No menos importante resulta, para quienes ejercemos la pedagogía, la ausencia de rostros en la docencia misma, en todos sus niveles. No es lo mismo una clase impartida a través de guías en papel –que es lo que están recibiendo los alumnos más vulnerables- o, incluso, las clases dictadas por medios digitales; los profesores rara vez podemos ver los rostros de nuestros alumnos e interactuar con ellos, en una forma en que no solo haya comunicación oral sino que también la expresión corporal que acompaña y refuerza el discurso. Obvio que esta forma de educación no ha sido una elección voluntaria sino que obedece a una condición externa que nos ha forzado a esta modalidad. Esta misma circunstancia nos ha obligado a esconder la mitad de nuestros rostros por el uso de las mascarillas; sólo podemos ver una parte de las expresiones faciales. Confío que esta modalidad en la educación no haya llegado para quedarse más allá del tiempo y circunstancias que la exijan. Extraño las expresiones de aprobación o rechazo, e incluso de aburrimiento, de mis alumnos que de alguna manera marcaban el ritmo y tenor de la clase.
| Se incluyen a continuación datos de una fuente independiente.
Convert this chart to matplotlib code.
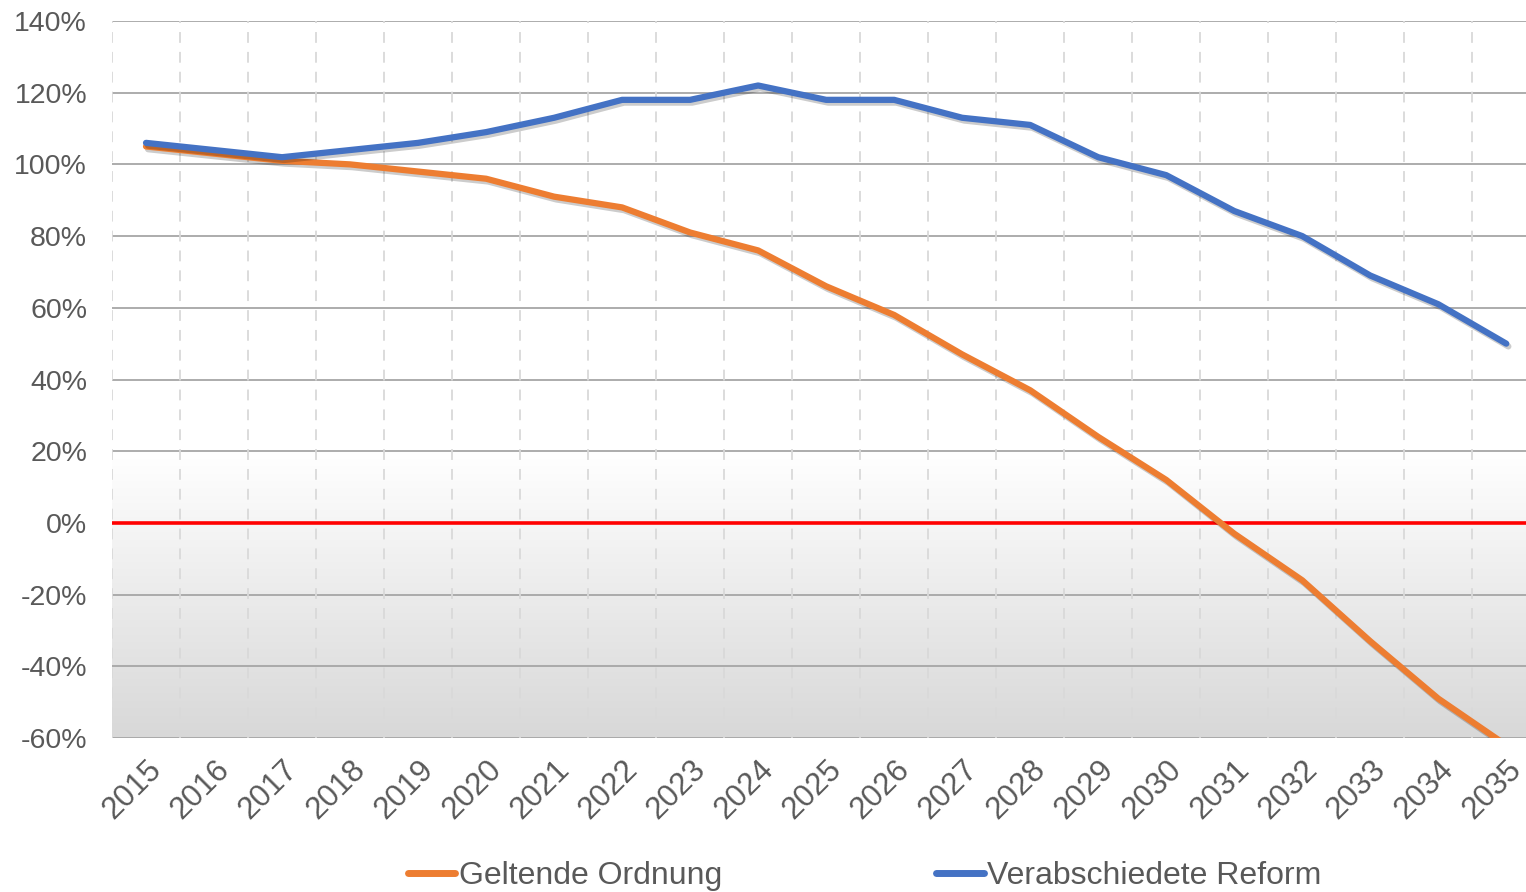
import numpy as np
import matplotlib
matplotlib.use("Agg")
import matplotlib.pyplot as plt
import matplotlib.patheffects as pe
from matplotlib.lines import Line2D
from matplotlib.ticker import FuncFormatter

years = list(range(2015, 2036))
geltende_ordnung = [105, 103, 101, 100, 98, 96, 91, 88, 81, 76, 66, 58, 47, 37,
                    24, 12, -3, -16, -33, -49, -62]
verabschiedete_reform = [106, 104, 102, 104, 106, 109, 113, 118, 118, 122, 118, 118,
                         113, 111, 102, 97, 87, 80, 69, 61, 50]
y_ticks = list(range(-60, 141, 20))

plt.rcParams["font.family"] = ["Liberation Sans", "DejaVu Sans"]
text_grey = "#595959"
orange = "#ed7d31"
blue = "#4472c4"

fig = plt.figure(figsize=(15.26, 8.92), dpi=100)
ax = fig.add_axes([0.0734, 0.1726, 0.9266, 0.8039])

x = np.arange(len(years))
ax.set_xlim(-0.5, len(years) - 1 + 0.29)
ax.set_ylim(-60, 140)

# soft grey gradient in the lower band
gradient = np.linspace(0, 1, 256).reshape(-1, 1)
ax.imshow(gradient, extent=[-0.5, len(years) + 1, -60, 20], aspect="auto",
          cmap=matplotlib.colors.LinearSegmentedColormap.from_list("g", ["#d8d8d8", "#ffffff"]),
          origin="lower", zorder=0)

for yv in y_ticks:
    ax.axhline(yv, color="#a6a6a6", linewidth=1.3, zorder=1)
for b in np.arange(-0.5, len(years) - 0.5, 1):
    ax.axvline(b, color="#d9d9d9", linewidth=1.3, linestyle=(0, (6, 5)), zorder=1)

ax.axhline(0, color="#ff0000", linewidth=2.6, zorder=2)

shadow = [pe.SimpleLineShadow(offset=(1.5, -2), alpha=0.2, shadow_color="black"), pe.Normal()]
ax.plot(x, geltende_ordnung, color=orange, linewidth=4.5, solid_capstyle="round",
        zorder=3, path_effects=shadow)
ax.plot(x, verabschiedete_reform, color=blue, linewidth=4.5, solid_capstyle="round",
        zorder=4, path_effects=shadow)

ax.set_yticks(y_ticks)
ax.yaxis.set_major_formatter(FuncFormatter(lambda v, _: f"{v:.0f}%"))
ax.set_xticks(x)
ax.set_xticklabels([str(yr) for yr in years], rotation=45, ha="right",
                   rotation_mode="anchor")
ax.tick_params(axis="y", length=0, labelsize=20.5, labelcolor=text_grey, pad=18)
ax.tick_params(axis="x", length=0, labelsize=22.5, labelcolor=text_grey, pad=12)
for spine in ax.spines.values():
    spine.set_visible(False)

handles = [Line2D([], [], color=orange, linewidth=5, solid_capstyle="round"),
           Line2D([], [], color=blue, linewidth=5, solid_capstyle="round")]
labels = ["Geltende Ordnung", "Verabschiedete Reform"]
fig.legend(handles, labels, loc="center", bbox_to_anchor=(0.5665, 0.0175), ncol=2,
           frameon=False, fontsize=23, labelcolor=text_grey, handlelength=1.5,
           handletextpad=0.1, columnspacing=6.7)

fig.savefig("out.png", dpi=100)
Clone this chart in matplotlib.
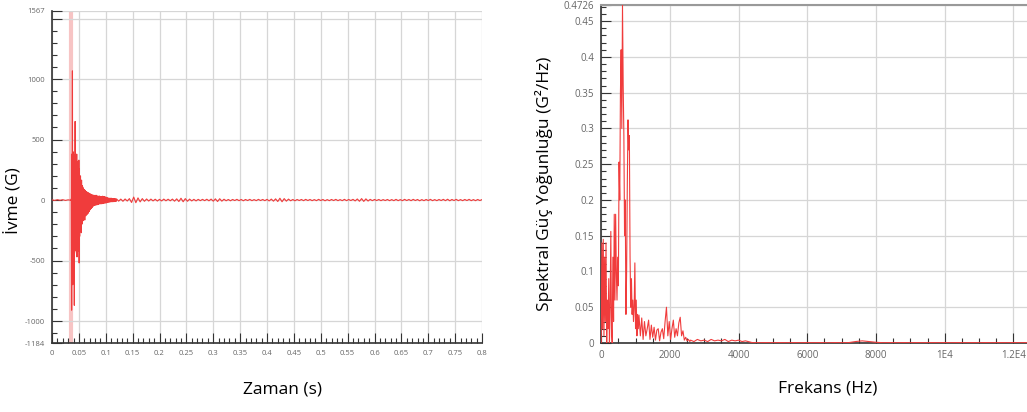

El rostro puede expresar la bondad del alma como también ocultar intenciones aviesas. De todos modos prefiero un rostro hostil a uno que no puedo ver y que no me dice nada. También temo que esta situación incremente el individualismo, ya presente en nuestra sociedad, y veamos al otro como una amenaza, ya no solo por el posible contagio sino porque puede ocupar mi espacio y romper con el distanciamiento físico que se nos recomienda.